=== Input material ===

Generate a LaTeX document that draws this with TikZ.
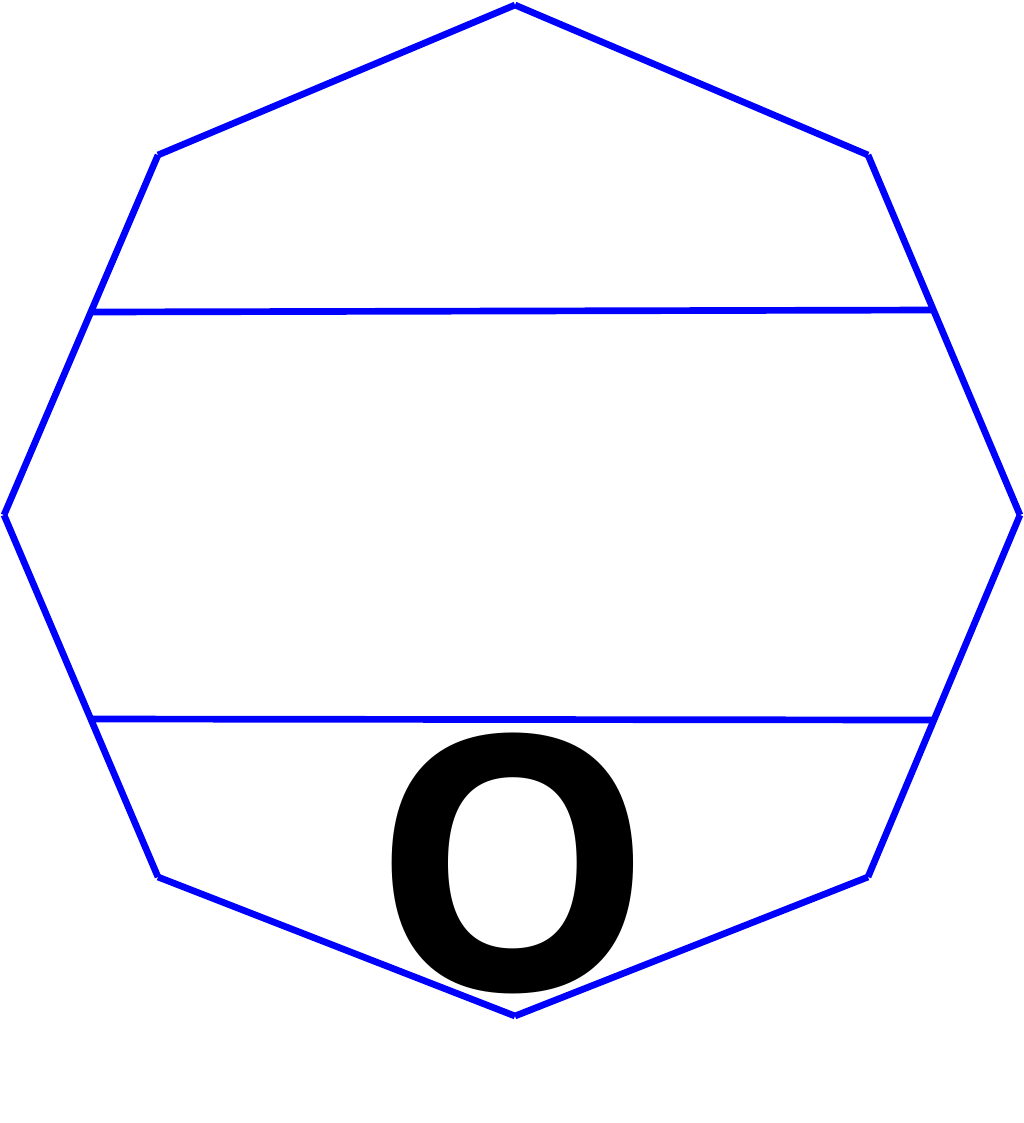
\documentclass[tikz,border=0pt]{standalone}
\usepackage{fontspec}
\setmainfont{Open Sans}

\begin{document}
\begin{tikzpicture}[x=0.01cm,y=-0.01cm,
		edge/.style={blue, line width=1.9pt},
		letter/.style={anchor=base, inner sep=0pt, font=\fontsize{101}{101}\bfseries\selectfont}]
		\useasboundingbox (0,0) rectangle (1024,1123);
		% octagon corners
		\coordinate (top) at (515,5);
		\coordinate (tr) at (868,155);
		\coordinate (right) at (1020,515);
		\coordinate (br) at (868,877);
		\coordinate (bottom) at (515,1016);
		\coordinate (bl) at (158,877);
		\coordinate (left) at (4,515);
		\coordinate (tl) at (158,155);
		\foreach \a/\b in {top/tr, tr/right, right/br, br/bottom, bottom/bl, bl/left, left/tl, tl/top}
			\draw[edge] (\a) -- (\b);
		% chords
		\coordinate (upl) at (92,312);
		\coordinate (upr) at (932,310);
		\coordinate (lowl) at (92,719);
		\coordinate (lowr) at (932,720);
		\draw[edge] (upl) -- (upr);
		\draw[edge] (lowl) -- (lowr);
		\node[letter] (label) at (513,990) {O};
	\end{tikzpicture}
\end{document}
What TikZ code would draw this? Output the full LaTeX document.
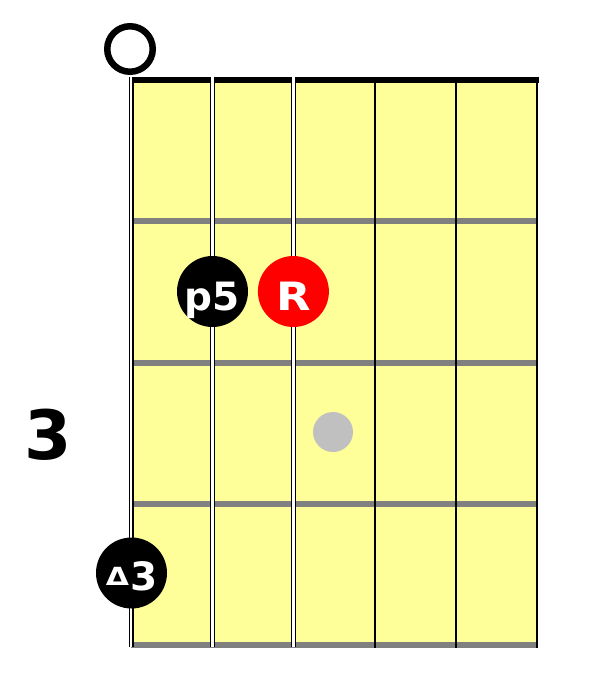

===

Print all the records again exactly; do not include any picture.

> [Task answer]
Generate a LaTeX document that draws this with TikZ.
\documentclass[tikz,border=0pt]{standalone}
\usepackage{fontspec}
\setmainfont{Open Sans}

\begin{document}
\begin{tikzpicture}[x=0.01cm,y=-0.01cm,
		edge/.style={blue, line width=1.9pt},
		letter/.style={anchor=base, inner sep=0pt, font=\fontsize{101}{101}\bfseries\selectfont}]
		\useasboundingbox (0,0) rectangle (1024,1123);
		% octagon corners
		\coordinate (top) at (515,5);
		\coordinate (tr) at (868,155);
		\coordinate (right) at (1020,515);
		\coordinate (br) at (868,877);
		\coordinate (bottom) at (515,1016);
		\coordinate (bl) at (158,877);
		\coordinate (left) at (4,515);
		\coordinate (tl) at (158,155);
		\foreach \a/\b in {top/tr, tr/right, right/br, br/bottom, bottom/bl, bl/left, left/tl, tl/top}
			\draw[edge] (\a) -- (\b);
		% chords
		\coordinate (upl) at (92,312);
		\coordinate (upr) at (932,310);
		\coordinate (lowl) at (92,719);
		\coordinate (lowr) at (932,720);
		\draw[edge] (upl) -- (upr);
		\draw[edge] (lowl) -- (lowr);
		\node[letter] (label) at (513,990) {O};
	\end{tikzpicture}
\end{document}
What TikZ code would draw this? Output the full LaTeX document.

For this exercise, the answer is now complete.